■ **TASK TO CARRY OUT**
Begin at the first line of the data and copy each line through the one containing "return (H - M_B - Y) / plot_h", that line included, with no pictures.

+++++

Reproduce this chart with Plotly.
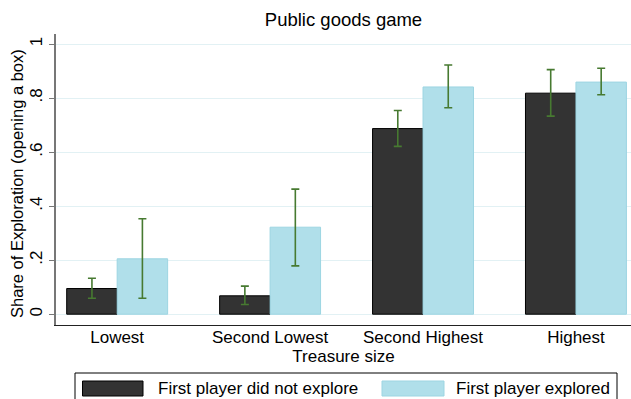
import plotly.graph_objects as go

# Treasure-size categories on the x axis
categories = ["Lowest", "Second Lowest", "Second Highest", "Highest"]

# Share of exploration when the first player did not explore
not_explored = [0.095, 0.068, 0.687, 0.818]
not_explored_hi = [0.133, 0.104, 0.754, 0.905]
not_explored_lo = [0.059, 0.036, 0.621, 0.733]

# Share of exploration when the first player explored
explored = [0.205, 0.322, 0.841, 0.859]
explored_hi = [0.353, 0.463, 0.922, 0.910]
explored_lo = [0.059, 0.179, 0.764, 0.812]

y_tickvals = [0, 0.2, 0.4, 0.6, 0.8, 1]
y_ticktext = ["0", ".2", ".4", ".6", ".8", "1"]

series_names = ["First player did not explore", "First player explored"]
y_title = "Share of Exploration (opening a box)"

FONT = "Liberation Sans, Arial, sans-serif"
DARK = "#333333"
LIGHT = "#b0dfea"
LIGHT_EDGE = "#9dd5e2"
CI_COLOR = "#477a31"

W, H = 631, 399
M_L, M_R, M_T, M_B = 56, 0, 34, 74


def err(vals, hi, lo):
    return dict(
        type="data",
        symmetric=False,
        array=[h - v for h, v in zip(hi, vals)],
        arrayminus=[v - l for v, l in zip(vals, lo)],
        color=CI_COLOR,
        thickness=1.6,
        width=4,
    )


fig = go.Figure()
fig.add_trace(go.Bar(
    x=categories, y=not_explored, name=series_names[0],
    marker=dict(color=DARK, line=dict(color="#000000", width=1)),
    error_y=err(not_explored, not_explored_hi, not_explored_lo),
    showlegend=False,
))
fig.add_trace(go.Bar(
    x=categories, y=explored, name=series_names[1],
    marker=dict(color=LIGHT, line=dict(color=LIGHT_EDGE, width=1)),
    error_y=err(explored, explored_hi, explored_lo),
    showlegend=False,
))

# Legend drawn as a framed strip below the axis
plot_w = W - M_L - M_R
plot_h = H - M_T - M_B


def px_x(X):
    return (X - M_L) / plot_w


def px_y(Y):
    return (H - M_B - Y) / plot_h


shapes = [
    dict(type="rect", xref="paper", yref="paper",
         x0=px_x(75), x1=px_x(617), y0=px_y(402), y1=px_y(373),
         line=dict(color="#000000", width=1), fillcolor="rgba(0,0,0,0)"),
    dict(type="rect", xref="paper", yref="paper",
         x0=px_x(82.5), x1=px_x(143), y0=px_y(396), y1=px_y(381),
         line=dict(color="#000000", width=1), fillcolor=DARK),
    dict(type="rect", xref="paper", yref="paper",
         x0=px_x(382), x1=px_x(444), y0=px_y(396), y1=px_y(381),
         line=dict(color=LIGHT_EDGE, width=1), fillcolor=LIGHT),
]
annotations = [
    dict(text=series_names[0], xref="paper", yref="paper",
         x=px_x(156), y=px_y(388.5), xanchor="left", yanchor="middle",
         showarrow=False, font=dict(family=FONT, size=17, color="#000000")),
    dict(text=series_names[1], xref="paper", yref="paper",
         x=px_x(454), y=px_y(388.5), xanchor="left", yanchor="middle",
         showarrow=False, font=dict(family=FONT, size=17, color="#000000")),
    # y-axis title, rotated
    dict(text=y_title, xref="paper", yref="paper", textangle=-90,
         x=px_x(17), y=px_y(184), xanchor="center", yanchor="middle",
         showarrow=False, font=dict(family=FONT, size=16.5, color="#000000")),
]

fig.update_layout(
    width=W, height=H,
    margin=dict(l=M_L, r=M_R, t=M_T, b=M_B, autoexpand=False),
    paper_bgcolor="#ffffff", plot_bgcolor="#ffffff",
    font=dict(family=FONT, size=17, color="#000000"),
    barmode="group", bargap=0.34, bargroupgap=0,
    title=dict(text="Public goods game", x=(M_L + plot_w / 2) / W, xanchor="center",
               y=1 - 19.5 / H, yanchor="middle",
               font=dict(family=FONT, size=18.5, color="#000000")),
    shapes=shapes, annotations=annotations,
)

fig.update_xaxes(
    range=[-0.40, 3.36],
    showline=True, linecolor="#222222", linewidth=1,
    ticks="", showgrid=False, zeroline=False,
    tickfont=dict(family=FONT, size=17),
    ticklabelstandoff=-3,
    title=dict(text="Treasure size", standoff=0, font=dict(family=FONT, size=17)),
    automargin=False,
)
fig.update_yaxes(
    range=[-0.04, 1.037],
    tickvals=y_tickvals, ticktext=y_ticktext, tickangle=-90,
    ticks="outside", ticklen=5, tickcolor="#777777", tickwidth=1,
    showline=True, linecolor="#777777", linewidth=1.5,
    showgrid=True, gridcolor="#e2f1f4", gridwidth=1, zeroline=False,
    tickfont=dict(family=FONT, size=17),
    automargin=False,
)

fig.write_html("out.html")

+++++

■ **ANSWER IN FULL**
Reproduce this chart with Plotly.
import plotly.graph_objects as go

# Treasure-size categories on the x axis
categories = ["Lowest", "Second Lowest", "Second Highest", "Highest"]

# Share of exploration when the first player did not explore
not_explored = [0.095, 0.068, 0.687, 0.818]
not_explored_hi = [0.133, 0.104, 0.754, 0.905]
not_explored_lo = [0.059, 0.036, 0.621, 0.733]

# Share of exploration when the first player explored
explored = [0.205, 0.322, 0.841, 0.859]
explored_hi = [0.353, 0.463, 0.922, 0.910]
explored_lo = [0.059, 0.179, 0.764, 0.812]

y_tickvals = [0, 0.2, 0.4, 0.6, 0.8, 1]
y_ticktext = ["0", ".2", ".4", ".6", ".8", "1"]

series_names = ["First player did not explore", "First player explored"]
y_title = "Share of Exploration (opening a box)"

FONT = "Liberation Sans, Arial, sans-serif"
DARK = "#333333"
LIGHT = "#b0dfea"
LIGHT_EDGE = "#9dd5e2"
CI_COLOR = "#477a31"

W, H = 631, 399
M_L, M_R, M_T, M_B = 56, 0, 34, 74


def err(vals, hi, lo):
    return dict(
        type="data",
        symmetric=False,
        array=[h - v for h, v in zip(hi, vals)],
        arrayminus=[v - l for v, l in zip(vals, lo)],
        color=CI_COLOR,
        thickness=1.6,
        width=4,
    )


fig = go.Figure()
fig.add_trace(go.Bar(
    x=categories, y=not_explored, name=series_names[0],
    marker=dict(color=DARK, line=dict(color="#000000", width=1)),
    error_y=err(not_explored, not_explored_hi, not_explored_lo),
    showlegend=False,
))
fig.add_trace(go.Bar(
    x=categories, y=explored, name=series_names[1],
    marker=dict(color=LIGHT, line=dict(color=LIGHT_EDGE, width=1)),
    error_y=err(explored, explored_hi, explored_lo),
    showlegend=False,
))

# Legend drawn as a framed strip below the axis
plot_w = W - M_L - M_R
plot_h = H - M_T - M_B


def px_x(X):
    return (X - M_L) / plot_w


def px_y(Y):
    return (H - M_B - Y) / plot_h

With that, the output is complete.